In an exclusive interview with Fox News -- which, along with The Australian, is owned by News Corp, Murdoch acknowledged past reservations among WSJ and Dow Jones staff about the new ownership, but said those were now dwindling.

"There was a little hostility ... But the great body of people there love to see someone coming in, saying: 'Hey, we want to develop this business, not break it up and sell it off or cut it down," he said.

Shareholders of The Journal's publisher, Dow Jones, gave their blessings to a takeover by Murdoch's global media empire, News Corp.

Shareholders accepted a 5.3 billion dollar offer that paid them far better for their holdings than anyone would have predicted just months ago, and that demonstrated once again Murdoch's charter membership in the distinct minority who are enthusiastic about the industry's future.
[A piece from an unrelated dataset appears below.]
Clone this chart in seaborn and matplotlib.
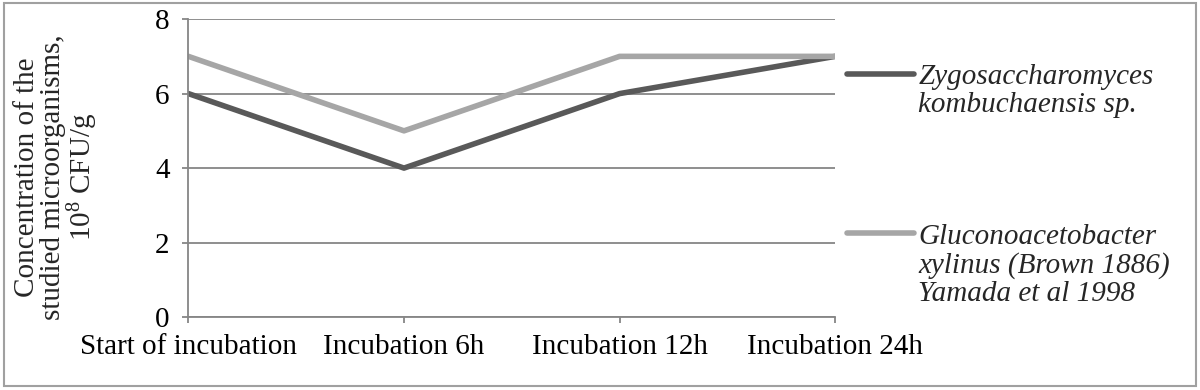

The vote was 60.27 percent in favour.

The vote was the last act of ownership by the Bancroft family, a deeply private group that had held a controlling stake in Dow Jones for 105 years, but had ceded running the company to others since the Depression in the late 1920s and 30s.

Confirmation of Murdoch's successful takeover came after an historic, 30-minute shareholder meeting and vote at New York's Marriott Hotel -- appropriately located just near Wall Street on the southern tip of Manhattan Island.

"I'm sad we're no longer going to be involved as we had been, but I look forward to Rupert doing a great job in keeping Dow Jones and The Wall Street Journal the quality organizations they have been," said Christopher Bancroft, a Dow Jones board member.

"I hope it doesn't change in a way that would cause it to lose the credibility it has had. I'm optimistic," the International Herald Tribune quoted him as saying further.

Murdoch has already set about transforming The Journal, seeking to expand its coverage of politics and national and international affairs, and has plans in motion to use the newspaper to lend material and credibility to other News Corp. properties, notably the new Fox Business Channel.

News Corporation embarked on an international advertising blitz to coincide with the Dow Jones vote.

The company bought advertisements for the Friday editions of many rival newspapers around the world, including the New York Times, Washington Post and Los Angeles Times in the US and the Daily Telegraph and Guardian in Britain.

But the three-page advertisement -- headed "Free people, Free markets, Free thinking" -- was not taken by another major international publication -- the Financial Times.

A spokesman for the newspaper told the WSJ it objected to one sentence in the ad, which stated: "Today, the greatest brand in journalism joins up with the world's most restless global media company."

The spokesman said: "We would have been prepared to reconsider the decision if the ad could be amended."

Murdoch responded in the Fox News interview: "I think they're being a little over-sensitive. If I were them, I'd have taken the money."

The ad is running in The Weekend Australian and every Saturday edition of News Limited papers around Australia.

Murdoch used the Fox News interview to clarify some of his plans for change -- including the likelihood that the WSJ.com website might change from a subscription-based model to a free site reliant on advertising.

"It may take a year to get there, but we will get there," he said.

"We think, when it goes from one million subscribers to 20 million people watching it around the world, that there will be more than enough advertising to make up the difference."

But Mr Murdoch hinted that making money out of the non-subscription model for WSJ.com did not have to be a short-term project.

"We do these things for the long term. And we think this is a very, very great asset," he said.

He has also signalled broadening the appeal of the WSJ beyond its financial core.

"Already, there is a great deal of news from ... around the world in the Journal that is not strictly financial. We will expand that, but not at the cost of what we're doing with the financial community."

Murdoch has signalled strong co-operation between the WSJ and the new Fox Business Network -- despite contractual obligations that WSJ reporters have with rival business network CNBC.